France’s fifth largest wind power producer Aerowatt launched a 3.85 megawatt-wind farm on the small cyclone-prone French Reunion Island in the Indian Ocean, enough to provide power to 12,000 inhabitants out of a total of 700,000. "This is the first wind farm installed on Reunion," Jerome Billerey, head of the company, told. But installing wind turbines on remote islands can often be complex due to poor logistics, limited port infrastructure and the hurdle of regular cyclones.
But hit by rising fuel costs and worried about the impact of global warming, particularly on its delicate flora and fauna, the small island nation has set itself the ambitious goal of cutting its greenhouse gas emissions to zero.
By 2025, the French territory wants to use renewable energy sources to produce 100 percent of its electricity, and to power all of its transport by 2050.
"We have water, sunshine, we even have an active volcano. We have more energy than we need for our development," Paul Verges, president of Reunion’s regional council, said after Group of Eight (G8) leaders agreed a 50 percent cut in carbon dioxide (CO2) emissions by 2050.
"We will be fighting 100 percent against CO2 at the same date that you (the G8 rich nations) will be at 50 percent," Verges told journalists in July on the sidelines of a biodiversity conference. Some 36 percent of Reunion’s electricity already comes from renewables, mostly hydroenergy and sugar cane fiber, bagasse.

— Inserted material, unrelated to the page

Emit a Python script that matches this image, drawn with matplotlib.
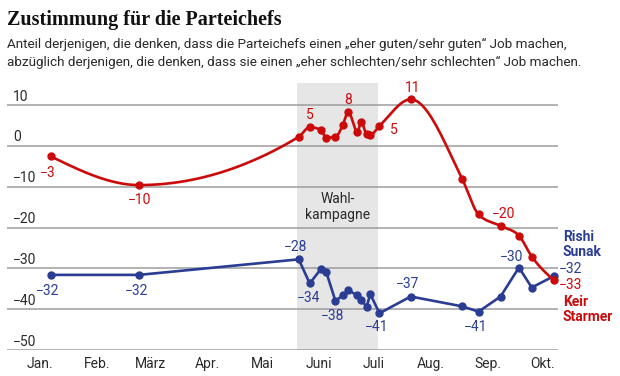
import numpy as np
import pandas as pd
import matplotlib
matplotlib.use("Agg")
import matplotlib.pyplot as plt

# Umfragedaten (2024)
dates = ["2024-01-07", "2024-02-24", "2024-05-21", "2024-05-27", "2024-06-02",
         "2024-06-05", "2024-06-10", "2024-06-14", "2024-06-17", "2024-06-22",
         "2024-06-24", "2024-06-27", "2024-06-29", "2024-07-04", "2024-07-21",
         "2024-08-18", "2024-08-27", "2024-09-08", "2024-09-18", "2024-09-25",
         "2024-10-07"]
starmer = [-2.6, -9.6, 2.2, 4.6, 3.9, 2.0, 2.2, 5.1, 8.3, 3.4, 5.9, 2.9, 2.7,
           4.9, 11.4, -8.0, -16.8, -19.6, -22.0, -27.1, -32.9]
sunak = [-31.6, -31.6, -27.8, -33.7, -30.2, -30.9, -38.0, -36.6, -35.4, -36.6,
         -37.7, -39.4, -36.3, -41.0, -36.9, -39.3, -40.6, -36.9, -29.8, -34.7,
         -31.9]
campaign = ("2024-05-20", "2024-07-03")
month_starts = ["2024-01-01", "2024-02-01", "2024-03-01", "2024-04-01",
                "2024-05-01", "2024-06-01", "2024-07-01", "2024-08-01",
                "2024-09-01", "2024-10-01"]
month_labels = ["Jan.", "Feb.", "März", "Apr.", "Mai", "Juni", "Juli", "Aug.",
                "Sep.", "Okt."]
yticks = [10, 0, -10, -20, -30, -40, -50]

# beschriftete Punkte: Index -> (dx, dy) Versatz in Pixeln
starmer_lab = {0: (-3, -17), 1: (0, -15), 3: (0, 12), 8: (0, 12), 13: (10, -4),
               14: (2, 11), 17: (3, 12)}
sunak_lab = {0: (-3, -16), 1: (-3, -16), 2: (-3, 12), 3: (-1, -15),
             6: (-3, -15), 13: (-3, -14), 14: (-3, 13), 16: (-3, -15),
             18: (-7, 11)}

RED = "#cc0a0a"
BLUE = "#2a3d93"
TXT = "#2a2a2a"
FONT = ["Roboto", "DejaVu Sans"]
plt.rcParams["font.family"] = FONT
FS = 10

t0 = pd.Timestamp("2024-01-01")


def to_day(d):
    return (pd.to_datetime(d) - t0) / pd.Timedelta(days=1)


x = np.asarray(to_day(dates), dtype=float)


def monotone(xs, ys, n=24):
    # monotone kubische Kurve wie d3.curveMonotoneX
    xs = np.asarray(xs, float)
    ys = np.asarray(ys, float)
    h = np.diff(xs)
    s = np.diff(ys) / h
    t = np.zeros(len(xs))
    for i in range(1, len(xs) - 1):
        if s[i - 1] * s[i] <= 0:
            t[i] = 0
        else:
            p = (s[i - 1] * h[i] + s[i] * h[i - 1]) / (h[i - 1] + h[i])
            t[i] = (np.sign(s[i - 1]) + np.sign(s[i])) * min(abs(s[i - 1]), abs(s[i]), 0.5 * abs(p))
    t[0] = (3 * s[0] - t[1]) / 2
    t[-1] = (3 * s[-1] - t[-2]) / 2
    px, py = [], []
    for i in range(len(h)):
        u = np.linspace(0, 1, n, endpoint=False)
        h00 = 2 * u**3 - 3 * u**2 + 1
        h10 = u**3 - 2 * u**2 + u
        h01 = -2 * u**3 + 3 * u**2
        h11 = u**3 - u**2
        px.append(xs[i] + u * h[i])
        py.append(h00 * ys[i] + h10 * h[i] * t[i] + h01 * ys[i + 1] + h11 * h[i] * t[i + 1])
    px.append([xs[-1]])
    py.append([ys[-1]])
    return np.concatenate(px), np.concatenate(py)


W, H = 620, 376
fig = plt.figure(figsize=(W / 100, H / 100), dpi=100)
ax = fig.add_axes([7 / W, 1 - 350 / H, 551 / W, (350 - 83) / H])
ax.set_xlim(-18, 282.3)
ax.set_ylim(-50, 15.4)
for sp in ax.spines.values():
    sp.set_visible(False)

c0, c1 = to_day(campaign[0]), to_day(campaign[1])
ax.axvspan(c0, c1, color="#e6e6e6", zorder=0, lw=0)
ax.text((c0 + c1) / 2, -15, "Wahl-\nkampagne", ha="center", va="center",
        fontsize=FS, color=TXT, linespacing=1.15)

for v in yticks:
    ax.axhline(v, color="#9c9c9c", lw=1.1, zorder=1)
    ax.annotate(str(v).replace("-", "\u2212"), (0, v), xycoords=("axes fraction", "data"),
                xytext=(6, 1.5), textcoords="offset pixels", ha="left", va="bottom",
                fontsize=FS, color=TXT)

ax.set_yticks([])
ax.set_xticks(to_day(month_starts))
ax.set_xticklabels(month_labels, fontsize=FS, color=TXT)
ax.tick_params(axis="x", length=0, pad=5)

# Sunak: gerade Linien
ax.plot(x, sunak, color=BLUE, lw=1.9, marker="o", ms=5, zorder=3,
        solid_joinstyle="round")
# Starmer: geglättete Linie
sx, sy = monotone(x, starmer)
ax.plot(sx, sy, color=RED, lw=1.9, zorder=4, solid_capstyle="round")
ax.plot(x, starmer, "o", color=RED, ms=5, zorder=4)


def lab(val):
    return str(int(round(val))).replace("-", "\u2212")


for i, (dx, dy) in starmer_lab.items():
    ax.annotate(lab(starmer[i]), (x[i], starmer[i]), xytext=(dx, dy),
                textcoords="offset pixels", ha="left" if dx > 5 else "center",
                va="center", fontsize=FS, color=RED)
for i, (dx, dy) in sunak_lab.items():
    ax.annotate(lab(sunak[i]), (x[i], sunak[i]), xytext=(dx, dy),
                textcoords="offset pixels", ha="center", va="center",
                fontsize=FS, color=BLUE)

# Endwerte und Namen rechts
ax.annotate(lab(sunak[-1]), (x[-1], sunak[-1]), xytext=(5, 7), textcoords="offset pixels",
            ha="left", va="center", fontsize=FS, color=BLUE, annotation_clip=False)
ax.annotate(lab(starmer[-1]), (x[-1], starmer[-1]), xytext=(5, -5), textcoords="offset pixels",
            ha="left", va="center", fontsize=FS, color=RED, annotation_clip=False)
ax.annotate("Rishi\nSunak", (x[-1], sunak[-1]), xytext=(9, 32), textcoords="offset pixels",
            ha="left", va="center", fontsize=FS, fontweight="bold", color=BLUE,
            linespacing=1.1, annotation_clip=False)
ax.annotate("Keir\nStarmer", (x[-1], starmer[-1]), xytext=(9, -29), textcoords="offset pixels",
            ha="left", va="center", fontsize=FS, fontweight="bold", color=RED,
            linespacing=1.1, annotation_clip=False)

fig.text(7 / W, 1 - 25 / H, "Zustimmung für die Parteichefs", ha="left", va="baseline",
         fontsize=14.5, fontweight="bold", family="Liberation Serif", color="#111111")
fig.text(7 / W, 1 - 48 / H,
         "Anteil derjenigen, die denken, dass die Parteichefs einen „eher guten/sehr guten“ Job machen,",
         ha="left", va="baseline", fontsize=9.7, color=TXT)
fig.text(7 / W, 1 - 66 / H,
         "abzüglich derjenigen, die denken, dass sie einen „eher schlechten/sehr schlechten“ Job machen.",
         ha="left", va="baseline", fontsize=9.7, color=TXT)

fig.savefig("out.png", dpi=100)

But it wants to boost that figure by expanding its existing sources, cutting inefficiencies and exploring new technologies. "What’s possible in Reunion should also be possible in France, and should also be possible for the planet," France’s Overseas Territories Minister Yves Jego told Reuters.
Reunion is expanding its photovoltaic, hydro and wind energy projects to produce up to 750 megawatts (MW), 120 MW and 60 MW respectively, said Jules Dieudonne, head of the Regional Plan for Renewable Energies and the Rational Use of Energy (PRERURE).
"Our ambition is to have 750 hectares of (photovoltaic) panels eventually installed," he said. Some 115 million euros ($180 million) of public money is being spent to reach the targets, while preferential costings mean private energy firms get more money to produce electricity from renewable sources than from fossil fuels, he added.
"Today, we (wind energy) are at about 15 megawatts, 16 megawatts. So there are other projects, which are feasible," Serge Borchiellini, the Reunion representative for renewable energy firm Aerowatt, told, as an onshore breeze made wind turbines behind him whirr.
Biomass from sugar cane fiber and waste will also be part of Reunion’s power future, while scientists are testing the potential of hydrogen, geothermal energy from La Piton de la Fournaise, one of the world’s most active volcanoes, and even ocean energy.
Dieudonne said the temperature difference between sea water at the surface and at a 1,000-metre depth is about 22 degrees Celsius (71F). "This difference in temperature can allow us to make electric energy," he said, also citing possible kinetic energy from the ocean swell.
But as in other countries, the island’s rapidly growing energy demands threaten to delay the targets. Living mostly along the coastline, Reunion’s population is set to grow more than 20 percent to more than one million people by 2030 from about 800,000 at present.
Reunion’s average energy consumption per person is growing at 5 percent per year, according to official figures.
"The big problem in Reunion is the summer heat — everybody wants air conditioning," said Pierre-Yves Ezavin of Reunion’s Regional Energy Agency (ARER), adding air conditioning accounts for about 80 percent of office electricity bills.
While Reunion’s traditional homes made good use of wood and plenty of windows, low-cost housing of recent years was built with concrete using cheaper methods that trap the heat inside. "We have to take care of construction," Ezavin said.
His agency is running a public information campaign to encourage the use of green technologies such as better construction methods and materials, solar water heaters — already a common sight — and bicycles. But attitudes are slow to change.
"We’ve heard about it (renewable energy). I don’t know what to think," Jean-Francois Sery, a taxi driver, said.
"It hasn’t yet entered people’s thinking," he said, adjusting his air conditioning while he waited in a traffic jam that snaked along the coastal road. Accounting for 70 to 75 percent of Reunion’s energy use, transport is the key issue for reducing its greenhouse gases.
And seeking to counter the extra 30,000 cars — about 10 percent of existing traffic — that appear on Reunion’s congested roads every year, the island is set to complete the first 34-km (21-mile) phase of an electrically powered tram-train by 2013 at a cost of 1.4 billion euros, PREURE’s Dieudonne said.
Ironically perhaps, Reunion is also building an enormous road in the west, la Route des Tamarins, in a bid to ease congestion. And with tourism a major source of jobs and income, airplanes are not part of Reunion’s energy targets.
"Our ambition is not to invent a new (carbon neutral) airplane. Our ambition is to do everything we can do in Reunion to become independent of fossil fuels," Dieudonne said.